Thursday, October 1, 2015

Week In Review

State Capitol Week in Review
            LITTLE ROCK – The recidivism rate for state prisoners in Arkansas is going up.
The recidivism rate measures the percentage of released inmates who get in trouble and return to prison.
The state Correction Department, which operates prison units, released a report on recidivism last week indicating that the three-year recidivism rate had increased by five percentage points, from about 43 percent to about 48 percent.
Of all the inmates who got out of prison in 2011, slightly more than 48 percent were back behind bars within three years. In other words, the Correction Department released 6,859 inmates in 2011 and 3,308 were back in prison within three years.
A smaller group– 6.4 percent, or 440 inmates - were back in prison within six months of their release. Within a year of release, 1,200 were in prison again. That is 17.5 percent.
There are more than 18,500 inmates in state prisons and county jails. A recurring political and financial issue is that when state prisons are full, convicted inmates must remain in county jails until there is room for them to be processed into a state unit.
The state reimburses counties for the costs of holding those inmates, but many sheriffs and other county officials say that the rate of $30 per inmate per day is well below the actual cost of about $45 a day.
The cost of building new prison space makes it politically difficult for Correction officials to get approval from the legislature. Last year the Board of Correction voted to ask for a new 1,000-bed prison, but legislative support was lacking in part due to its projected cost of $100 million.

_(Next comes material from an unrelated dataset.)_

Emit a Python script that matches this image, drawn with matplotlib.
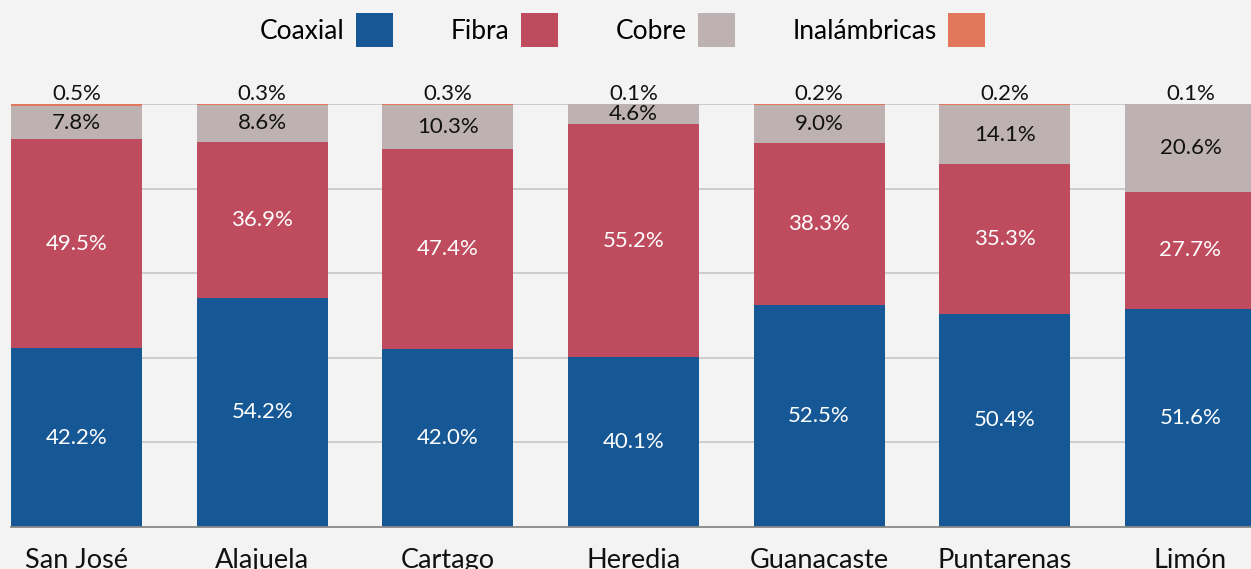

Legislators, sheriffs and Correction officials are considering a host of solutions that include adding regional jails, contracting with private firms and paying others states to hold Arkansas inmates.
Many of those solutions were approved by the legislature in the regular session earlier this year. Also, the Board of Correction voted to send more than 200 Arkansas inmates to Bowie County, Texas. Arkansas will pay the Texas facility $36 a day per inmate, plus health insurance costs.
Enrollment in Colleges and Universities
            The Department of Higher Education has compiled enrollment figures for this fall that show a slight increase in enrollment at four-year universities and a decline in numbers at two-year colleges.
            State-supported universities enrolled 99,570 students for the fall semester, which is 1.6 percent more than last fall, when they enrolled 97,977  students.
            On the other hand, two-year colleges enrolled 50,497 students, which is 5.4 percent fewer students than last year.
            Attendance at two-year colleges often reflects economic conditions. Young people enroll to learn advanced skills when the economy is depressed and jobs are scarce.  When the economy brightens and good jobs are available, they go to work rather than enroll in a two-year college.
            Higher education officials and legislators have been trying to increase the numbers of students who enroll and graduate with a degree, to prepare the Arkansas work force for the more technically demanding jobs of the future. To achieve this goal, colleges and universities are reaching out to non-traditional students and populations that traditionally have not gone to college.